-- Start --
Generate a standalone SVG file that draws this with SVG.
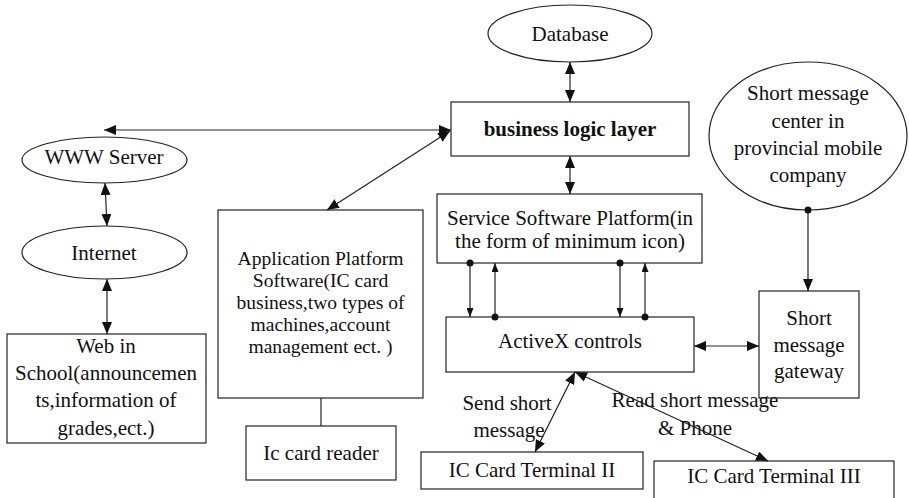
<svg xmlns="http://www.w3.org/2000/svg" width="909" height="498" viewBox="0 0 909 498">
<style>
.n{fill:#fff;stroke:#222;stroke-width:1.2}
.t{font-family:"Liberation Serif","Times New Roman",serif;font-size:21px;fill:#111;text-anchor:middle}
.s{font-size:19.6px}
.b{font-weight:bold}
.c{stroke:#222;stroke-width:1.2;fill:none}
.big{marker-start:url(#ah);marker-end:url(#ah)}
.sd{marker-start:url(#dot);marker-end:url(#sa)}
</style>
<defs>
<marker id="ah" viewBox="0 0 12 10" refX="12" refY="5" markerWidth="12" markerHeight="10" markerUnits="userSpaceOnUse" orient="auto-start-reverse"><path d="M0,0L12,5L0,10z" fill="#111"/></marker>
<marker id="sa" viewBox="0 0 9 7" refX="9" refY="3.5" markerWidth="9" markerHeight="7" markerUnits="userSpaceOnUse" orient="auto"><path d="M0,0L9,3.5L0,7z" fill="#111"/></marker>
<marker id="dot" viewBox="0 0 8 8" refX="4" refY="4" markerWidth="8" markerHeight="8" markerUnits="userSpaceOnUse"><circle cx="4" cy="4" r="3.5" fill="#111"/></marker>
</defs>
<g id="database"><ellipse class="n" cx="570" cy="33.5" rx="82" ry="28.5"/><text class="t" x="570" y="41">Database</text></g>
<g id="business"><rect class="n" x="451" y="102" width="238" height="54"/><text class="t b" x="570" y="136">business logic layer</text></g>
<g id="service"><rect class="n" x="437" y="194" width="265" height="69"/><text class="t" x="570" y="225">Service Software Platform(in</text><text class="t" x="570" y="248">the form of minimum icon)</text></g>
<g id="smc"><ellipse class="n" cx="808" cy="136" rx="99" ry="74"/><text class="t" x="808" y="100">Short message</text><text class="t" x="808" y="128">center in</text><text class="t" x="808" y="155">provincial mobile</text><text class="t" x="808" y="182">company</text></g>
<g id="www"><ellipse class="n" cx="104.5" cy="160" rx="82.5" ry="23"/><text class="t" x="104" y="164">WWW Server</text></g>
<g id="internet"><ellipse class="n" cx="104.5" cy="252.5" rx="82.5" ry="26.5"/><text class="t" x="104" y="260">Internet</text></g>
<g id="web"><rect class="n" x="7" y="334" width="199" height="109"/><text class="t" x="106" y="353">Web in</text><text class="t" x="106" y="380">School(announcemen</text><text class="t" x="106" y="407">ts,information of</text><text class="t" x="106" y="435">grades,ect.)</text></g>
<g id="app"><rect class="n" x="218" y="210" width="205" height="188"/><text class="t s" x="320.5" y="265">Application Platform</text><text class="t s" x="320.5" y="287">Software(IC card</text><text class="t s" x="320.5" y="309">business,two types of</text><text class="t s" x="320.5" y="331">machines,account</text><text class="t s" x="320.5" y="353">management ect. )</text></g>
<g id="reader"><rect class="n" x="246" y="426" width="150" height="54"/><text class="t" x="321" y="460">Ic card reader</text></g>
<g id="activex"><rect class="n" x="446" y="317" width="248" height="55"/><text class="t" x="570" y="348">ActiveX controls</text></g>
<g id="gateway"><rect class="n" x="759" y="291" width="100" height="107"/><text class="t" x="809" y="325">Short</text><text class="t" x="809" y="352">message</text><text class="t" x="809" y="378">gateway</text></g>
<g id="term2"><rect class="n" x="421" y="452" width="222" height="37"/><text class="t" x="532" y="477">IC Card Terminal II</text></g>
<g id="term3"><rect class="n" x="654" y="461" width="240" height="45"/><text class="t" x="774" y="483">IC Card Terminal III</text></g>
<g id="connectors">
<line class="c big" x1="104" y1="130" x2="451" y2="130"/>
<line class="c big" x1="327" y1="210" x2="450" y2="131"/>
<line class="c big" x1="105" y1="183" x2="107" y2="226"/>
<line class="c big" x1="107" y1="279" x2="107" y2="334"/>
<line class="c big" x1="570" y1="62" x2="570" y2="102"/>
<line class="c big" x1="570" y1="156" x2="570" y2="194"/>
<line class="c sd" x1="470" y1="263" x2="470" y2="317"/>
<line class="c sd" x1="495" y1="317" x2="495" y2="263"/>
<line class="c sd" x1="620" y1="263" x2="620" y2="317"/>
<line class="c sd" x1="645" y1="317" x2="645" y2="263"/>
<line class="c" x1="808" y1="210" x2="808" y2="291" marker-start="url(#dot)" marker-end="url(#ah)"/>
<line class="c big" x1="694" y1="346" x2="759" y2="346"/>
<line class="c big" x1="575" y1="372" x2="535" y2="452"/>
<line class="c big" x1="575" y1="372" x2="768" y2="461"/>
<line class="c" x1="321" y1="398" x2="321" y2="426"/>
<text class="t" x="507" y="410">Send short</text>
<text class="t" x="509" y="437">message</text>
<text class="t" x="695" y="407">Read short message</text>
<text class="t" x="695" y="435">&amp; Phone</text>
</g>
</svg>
-- End --
-- Start --
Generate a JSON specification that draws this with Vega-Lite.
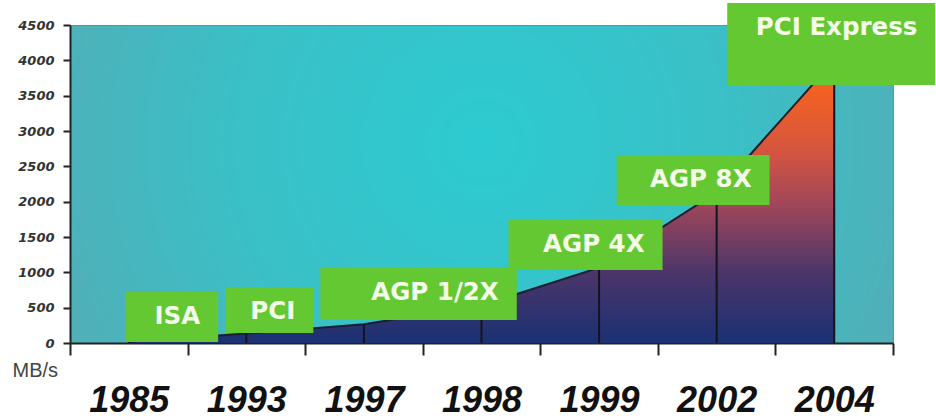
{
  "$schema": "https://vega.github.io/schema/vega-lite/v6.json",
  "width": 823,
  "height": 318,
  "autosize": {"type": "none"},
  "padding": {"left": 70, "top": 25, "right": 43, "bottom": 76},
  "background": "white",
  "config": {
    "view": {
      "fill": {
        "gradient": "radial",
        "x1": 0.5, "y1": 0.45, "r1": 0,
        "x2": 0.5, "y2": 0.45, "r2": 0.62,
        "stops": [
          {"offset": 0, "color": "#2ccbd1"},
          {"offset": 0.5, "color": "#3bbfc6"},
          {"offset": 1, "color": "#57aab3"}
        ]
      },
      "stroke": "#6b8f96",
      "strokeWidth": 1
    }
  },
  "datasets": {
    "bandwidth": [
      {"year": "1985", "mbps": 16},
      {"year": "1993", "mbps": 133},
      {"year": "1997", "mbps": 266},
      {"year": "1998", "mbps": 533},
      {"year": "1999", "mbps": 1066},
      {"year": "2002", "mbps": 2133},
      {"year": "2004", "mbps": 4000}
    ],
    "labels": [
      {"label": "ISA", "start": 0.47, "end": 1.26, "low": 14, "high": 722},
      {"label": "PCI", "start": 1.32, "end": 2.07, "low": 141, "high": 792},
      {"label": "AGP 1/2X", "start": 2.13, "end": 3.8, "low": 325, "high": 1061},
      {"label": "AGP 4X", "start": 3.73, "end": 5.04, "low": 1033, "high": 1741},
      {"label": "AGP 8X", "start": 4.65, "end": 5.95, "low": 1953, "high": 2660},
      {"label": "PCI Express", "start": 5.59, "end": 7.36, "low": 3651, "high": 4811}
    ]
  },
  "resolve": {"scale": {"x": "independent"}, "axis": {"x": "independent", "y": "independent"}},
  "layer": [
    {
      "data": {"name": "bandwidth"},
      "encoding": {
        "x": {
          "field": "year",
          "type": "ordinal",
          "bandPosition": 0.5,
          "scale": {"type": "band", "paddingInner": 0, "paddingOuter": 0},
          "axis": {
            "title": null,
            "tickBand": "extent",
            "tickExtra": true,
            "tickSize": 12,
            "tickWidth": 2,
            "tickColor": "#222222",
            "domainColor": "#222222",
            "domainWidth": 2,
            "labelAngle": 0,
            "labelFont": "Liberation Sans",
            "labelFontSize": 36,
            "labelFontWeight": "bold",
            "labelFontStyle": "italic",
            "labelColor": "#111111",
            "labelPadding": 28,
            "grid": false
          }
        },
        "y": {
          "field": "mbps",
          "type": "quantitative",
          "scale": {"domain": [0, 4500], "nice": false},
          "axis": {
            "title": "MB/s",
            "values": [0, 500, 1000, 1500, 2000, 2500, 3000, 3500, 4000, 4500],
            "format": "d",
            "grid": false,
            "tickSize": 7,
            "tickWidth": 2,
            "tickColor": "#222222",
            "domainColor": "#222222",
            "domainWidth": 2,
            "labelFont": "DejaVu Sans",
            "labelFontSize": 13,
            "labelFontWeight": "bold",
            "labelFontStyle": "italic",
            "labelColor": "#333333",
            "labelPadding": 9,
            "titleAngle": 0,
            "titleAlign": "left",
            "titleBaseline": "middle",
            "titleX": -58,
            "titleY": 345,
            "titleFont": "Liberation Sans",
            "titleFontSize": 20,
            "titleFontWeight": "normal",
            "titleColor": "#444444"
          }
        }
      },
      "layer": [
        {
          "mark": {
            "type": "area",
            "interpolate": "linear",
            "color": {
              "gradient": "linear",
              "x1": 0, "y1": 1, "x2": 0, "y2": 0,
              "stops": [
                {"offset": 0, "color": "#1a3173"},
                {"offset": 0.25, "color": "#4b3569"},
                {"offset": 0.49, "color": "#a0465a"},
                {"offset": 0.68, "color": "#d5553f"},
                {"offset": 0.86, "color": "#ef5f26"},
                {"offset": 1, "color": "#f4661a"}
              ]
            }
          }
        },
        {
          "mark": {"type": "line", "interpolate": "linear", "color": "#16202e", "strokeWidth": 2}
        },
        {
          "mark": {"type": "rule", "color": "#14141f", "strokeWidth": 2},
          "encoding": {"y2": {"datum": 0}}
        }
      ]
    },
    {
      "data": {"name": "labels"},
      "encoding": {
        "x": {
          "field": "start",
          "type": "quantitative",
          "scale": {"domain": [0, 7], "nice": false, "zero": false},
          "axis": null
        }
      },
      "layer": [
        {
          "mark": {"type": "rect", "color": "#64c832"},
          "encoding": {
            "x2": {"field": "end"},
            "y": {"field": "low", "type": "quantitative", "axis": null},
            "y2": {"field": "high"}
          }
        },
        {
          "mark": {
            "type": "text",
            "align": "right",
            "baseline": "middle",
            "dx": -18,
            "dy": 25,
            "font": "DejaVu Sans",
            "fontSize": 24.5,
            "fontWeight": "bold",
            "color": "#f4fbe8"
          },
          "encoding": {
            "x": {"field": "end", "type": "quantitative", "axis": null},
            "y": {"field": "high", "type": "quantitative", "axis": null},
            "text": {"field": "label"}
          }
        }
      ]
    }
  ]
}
-- End --
-- Start --
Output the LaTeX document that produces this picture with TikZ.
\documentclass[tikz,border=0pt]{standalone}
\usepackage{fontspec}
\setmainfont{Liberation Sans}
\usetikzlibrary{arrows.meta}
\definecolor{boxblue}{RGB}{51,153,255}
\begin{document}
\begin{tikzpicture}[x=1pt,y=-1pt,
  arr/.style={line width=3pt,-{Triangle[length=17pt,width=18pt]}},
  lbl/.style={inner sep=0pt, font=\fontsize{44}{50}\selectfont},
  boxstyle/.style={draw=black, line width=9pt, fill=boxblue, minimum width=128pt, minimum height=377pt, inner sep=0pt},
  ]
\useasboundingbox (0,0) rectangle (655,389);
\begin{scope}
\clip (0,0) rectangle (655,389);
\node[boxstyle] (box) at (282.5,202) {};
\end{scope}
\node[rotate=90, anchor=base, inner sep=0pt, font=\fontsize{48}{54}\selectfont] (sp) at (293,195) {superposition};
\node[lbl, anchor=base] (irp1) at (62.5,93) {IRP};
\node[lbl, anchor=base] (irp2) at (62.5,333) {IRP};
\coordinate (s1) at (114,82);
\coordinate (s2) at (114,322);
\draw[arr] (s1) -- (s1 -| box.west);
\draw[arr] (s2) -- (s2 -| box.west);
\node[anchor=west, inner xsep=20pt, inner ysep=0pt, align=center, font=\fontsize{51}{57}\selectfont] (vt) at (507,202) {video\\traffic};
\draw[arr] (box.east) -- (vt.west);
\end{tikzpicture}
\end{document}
-- End --
- **WHAT THE TASK REQUIRES**
Give the count of lines in the data shown above that contain "standalone", and nothing else.

- **SOLUTION BELOW**
2